Após o almoço, John e eu voltamos à mesma galeria/shopping onde o supermercado fica, para explorar mais. Damos uma olhada em algumas lojas e tal, até entrarmos em um andar que era a mistura perfeita entre os Xing Ling da Avenida Paulista e o paraíso na Terra.

Várias lojinhas se espalhavam sem fim por dois andares, com os itens mais variados e curiosos e interessantes que eu já vi. Minha criança interior dava pulinhos de alegria, enquanto minha parte adulta e responsável tomava nota mental de tudo o que havia ali para voltar futuramente e fazer compras. 

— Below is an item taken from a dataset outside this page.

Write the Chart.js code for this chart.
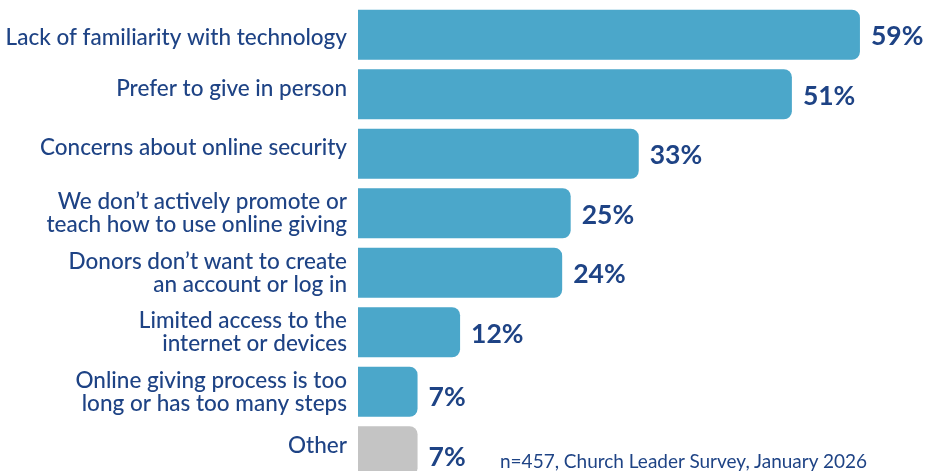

Havia também várias dessas lojinhas com manicures express, daquelas que têm até maquininha para imprimir na unha. Acho que vou voltar lá mais tarde, só para experimentar. Uma dessas lojinhas de manicures, aliás, me deu mais uma demonstração da já notória discrição dos chineses: três mulheres estavam sentadas, desocupadas, conversando sobre a vida e rindo. Uma delas, então, me notou. Imediatamente, as três pararam de conversar e ficaram me observando como se eu fosse o elo perdido entre um ET e a celebridade mais famosa do mundo, e me seguiram com os olhos durante todo o meu trajeto em frente à loja delas.

Antes de voltar para casa, passamos em um McDonald's porque, admito, eu estava curiosa para saber o que servem em um McDonald's na China. De forma geral, os hambúrgueres pareceram bem semelhantes aos do Brasil, mas minha opinião também pode ser baseada no fato de que não leio chinês e os cartazes, obviamente, não estavam em inglês. De repente aquele símbolo que eu jurei que significava "Big Mac" na verdade quer dizer "carne de cachorro", mas pelo menos as fotos eram bem normais. A única coisa que me chamou a atenção, na verdade, foi o fato de que os combros incluem o hambúrguer, batata frita, refrigerante e uma porção de frango frito. É. Ao estilo KFC, para quem conhece. Chineses aparentemente gostam muito de frango frito.

A saga do nosso primeiro dia em Beijing termina de forma menos excitante do que muitos poderiam esperar. Devido à diferença de 11 horas no fuso e ao fato de que havíamos acordado às 6:30 da manhã, resolvemos deitar para tirar um cochilo de meia hora às 6 da tarde. Acordamos às 5 da manhã, prontos para o nosso segundo dia.